Usura, la Cgia di Mestre lancia l'allarme Pmi
“Con la forte contrazione dei prestiti bancari avvenuta in questi ultimi anni, soprattutto nei confronti delle imprese di piccola dimensione, esiste il pericolo che il fenomeno dell’usura, soprattutto al Sud, assuma dimensioni preoccupanti. Un crimine invisibile che rischia di minare la tenuta finanziaria di moltissime attività commerciali ed artigianali”.
La denuncia è sollevata da Paolo Zabeo, coordinatore dell’Ufficio studi della CGIA: tra la fine di giugno del 2011 e lo stesso periodo del 2015, l’ammontare degli impieghi bancari alle imprese è diminuito di 104,6 miliardi di euro, mentre il numero di estorsioni e di delitti legati all’usura denunciato dalle forze dell’ordine all’Autorità giudiziaria è aumentato in misura esponenziale. Se nel 2011 le denunce di usura erano 352, nel 2013 (ultimo dato disponibile) sono salite a 460 (+30,7 per cento); le estorsioni, invece, sono passate da 6.099 a 6.884 (+12,9 per cento).
Nell’ultimo indice del rischio di usura, che da oltre 15 anni l’Ufficio studi della CGIA provvede a calcolare, si evince come tale fenomeno abbia assunto dimensioni preoccupanti soprattutto nel Mezzogiorno. Nel 2014, infatti, la Campania, la Calabria, la Sicilia, la Puglia e la Basilicata sono state le realtà dove la “penetrazione” di questa piaga sociale/economica ha raggiunto i picchi maggiori.
“In altre parole – prosegue Zabeo – con la forte stretta creditizia, il conseguente aumento dei ritardi nei pagamenti avvenuto nelle transazioni commerciali tra le imprese e il perdurare di elevati livelli di disoccupazione, l’usura, già presente in questi territori in misura maggiore che altrove, ha assunto dimensioni ancor più preoccupanti”.

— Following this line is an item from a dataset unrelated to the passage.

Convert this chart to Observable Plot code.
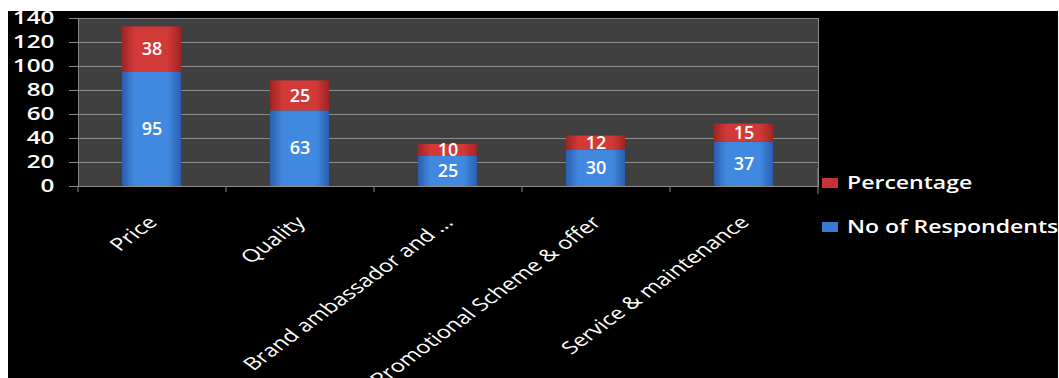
<!DOCTYPE html>
<html>
<head>
<meta charset="utf-8">
<script src="https://cdn.jsdelivr.net/npm/d3@7"></script>
<script src="https://cdn.jsdelivr.net/npm/@observablehq/plot@0.6"></script>
<style>
  html, body { margin: 0; padding: 0; background: #ffffff; }
  #frame { position: absolute; left: 8px; top: 11px; width: 1050px; height: 367px; background: #000; overflow: hidden; font-family: "Open Sans", sans-serif; }
  #chart { position: absolute; left: 0; top: 0; }
  .leg { position: absolute; left: 814px; color: #fff; font-size: 18px; font-weight: 600; white-space: nowrap; line-height: 20px; }
  .sw { display: inline-block; width: 16px; height: 10px; margin-right: 9px; vertical-align: 1px; }
  .lt { display: inline-block; transform: scaleX(1.28); transform-origin: 0 50%; }
</style>
</head>
<body>
<div id="frame">
  <div id="chart"></div>
  <div id="legend"></div>
</div>
<script>
const categories = ["Price", "Quality", "Brand ambassador and ...", "Promotional Scheme & offer", "Service & maintenance"];
const respondents = [95, 63, 25, 30, 37];
const percentage = [38, 25, 10, 12, 15];
const seriesNames = ["No of Respondents", "Percentage"];
const seriesColors = ["#3a7ad4", "#c83232"];
const yTicks = [0, 20, 40, 60, 80, 100, 120, 140];

const data = categories.flatMap((c, i) => [
  {category: c, series: seriesNames[0], value: respondents[i]},
  {category: c, series: seriesNames[1], value: percentage[i]}
]);

const defs = () => {
  const d = d3.create("svg:defs");
  const grads = [["gBlue", "#2a5fae", "#4189e0"], ["gRed", "#9e2424", "#d23a38"]];
  for (const [id, edge, mid] of grads) {
    const g = d.append("linearGradient").attr("id", id).attr("x1", "0").attr("x2", "1").attr("y1", "0").attr("y2", "0");
    g.append("stop").attr("offset", "0%").attr("stop-color", edge);
    g.append("stop").attr("offset", "22%").attr("stop-color", mid);
    g.append("stop").attr("offset", "78%").attr("stop-color", mid);
    g.append("stop").attr("offset", "100%").attr("stop-color", edge);
  }
  return d.node();
};

const gridColor = "#8a8a8a";

const chart = Plot.plot({
  width: 1050,
  height: 367,
  marginLeft: 70,
  marginRight: 240,
  marginTop: 7,
  marginBottom: 192,
  style: {background: "transparent", color: "#fff", fontFamily: "'Open Sans', sans-serif", overflow: "visible"},
  x: {domain: categories, paddingInner: 0.6, paddingOuter: 0.3, label: null},
  y: {domain: [0, 140], ticks: yTicks, label: null},
  color: {domain: seriesNames, range: ["url(#gBlue)", "url(#gRed)"]},
  marks: [
    defs,
    Plot.frame({fill: "#404040", stroke: gridColor}),
    Plot.gridY(yTicks, {stroke: gridColor, strokeOpacity: 1}),
    Plot.ruleX(categories, {x: d => d, dx: -74, insetTop: 168, insetBottom: -6, stroke: gridColor}),
    Plot.ruleX(categories.slice(-1), {x: d => d, dx: 74, insetTop: 150, insetBottom: -8, stroke: gridColor}),
    Plot.barY(data, {x: "category", y: "value", fill: "series"}),
    Plot.text(data, Plot.stackY({x: "category", y: "value", z: "series", text: "value", fill: "#fff", fontSize: 18, fontWeight: 600, ariaLabel: "value-label"})),
    Plot.axisY(yTicks, {tickSize: 9, tickPadding: 15, stroke: gridColor, fill: "#fff", fontSize: 18, fontWeight: 600, tickFormat: d => String(d)}),
    Plot.axisX({tickSize: 0, tickPadding: 33, tickRotate: -45, fill: "#fff", fontSize: 17.5, fontWeight: 500, dx: 1})
  ]
});
document.getElementById("chart").appendChild(chart);

// widen the glyphs horizontally (in screen space), as in the reference
function stretch(selector, s) {
  chart.querySelectorAll(selector).forEach(t => {
    const tr = t.getAttribute("transform") || "";
    if (tr.includes("rotate")) t.setAttribute("transform", tr.replace("rotate", `scale(${s},1) rotate`));
    else t.setAttribute("transform", `${tr} scale(${s},1)`);
  });
}
stretch('g[aria-label="y-axis tick label"] text', 1.35);
stretch('g[aria-label="x-axis tick label"] text', 1.36);
stretch('g[aria-label="value-label"] text', 1.35);

const legend = document.getElementById("legend");
const legendItems = [[seriesNames[1], seriesColors[1], 161], [seriesNames[0], seriesColors[0], 205]];
for (const [name, col, top] of legendItems) {
  const el = document.createElement("div");
  el.className = "leg";
  el.style.top = top + "px";
  el.innerHTML = `<span class="sw" style="background:${col}"></span><span class="lt">${name}</span>`;
  legend.appendChild(el);
}
</script>
</body>
</html>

L’indice del rischio di usura, infatti, è stato calcolato mettendo a confronto alcuni indicatori regionalizzati riferiti prevalentemente al 2014: la disoccupazione, le procedure concorsuali, i protesti, i tassi di interesse applicati, le denunce di estorsione e di usura, il numero di sportelli bancari e il rapporto tra sofferenze ed impieghi registrati negli istituti di credito. In pratica questo indice è stato individuato attraverso la combinazione statistica di tutte quelle situazioni potenzialmente favorevoli alla diffusione dello “strozzinaggio”.
“Con le sole denunce effettuate dalle forze di Polizia all’Autorità giudiziaria – conclude Zabeo – non è possibile dimensionare il fenomeno dell’usura: le segnalazioni, purtroppo, sono relativamente poche. Spesso, le vittime di questo crimine si guardano bene dal rivolgersi alle forze dell’ordine; chi cade nella rete degli strozzini è vittima di minacce personali e ai propri familiari, elemento che scoraggia molte persone a chiedere aiuto. Per questo abbiamo incrociato i risultati di ben 8 indicatori per cercare di misurare con maggiore fedeltà questa piaga. Ciò che pochi sanno sono le motivazioni per le quali molti artigiani o i piccoli commercianti diventano prede degli usurai. Oltre al perdurare della crisi, sono soprattutto le scadenze fiscali e le piccole spese impreviste a spingere molti imprenditori nella morsa degli strozzini”.
Ritornando alla metodologia di calcolo di questo indice, si evince come nelle aree dove c’è più disoccupazione, alti tassi di interesse, maggiori sofferenze, pochi sportelli bancari e tanti protesti, la situazione sia decisamente a rischio.
Ebbene, rispetto ad un indicatore nazionale medio pari a 100, la situazione più critica si presenta in Campania: l’indice del rischio usura è pari a 155,1 (pari al 55,1 per cento in più della media Italia), in Calabria a 146,6 (46,6 per cento in più rispetto alla media nazionale), in Sicilia si ferma a 145,3 (45,3 per cento in più della media Italia), in Puglia a 136,3 (36,3 per cento in più della media nazionale) e in Basilicata il livello raggiunge quota 133,2 (33,2 per cento in più della media Italia).
Diversamente, la realtà meno “esposta” a questo fenomeno è il Trentino Alto Adige, con un indice del rischio usura pari a 47,6 (52,4 punti in meno della media nazionale). Anche la situazione delle altre 2 regioni del Nordest è relativamente rassicurante: il Friuli Venezia Giulia, con 72,8 punti e il Veneto, con 73,2 punti, si piazzano rispettivamente al penultimo e terzultimo posto della graduatoria nazionale del rischio di usura.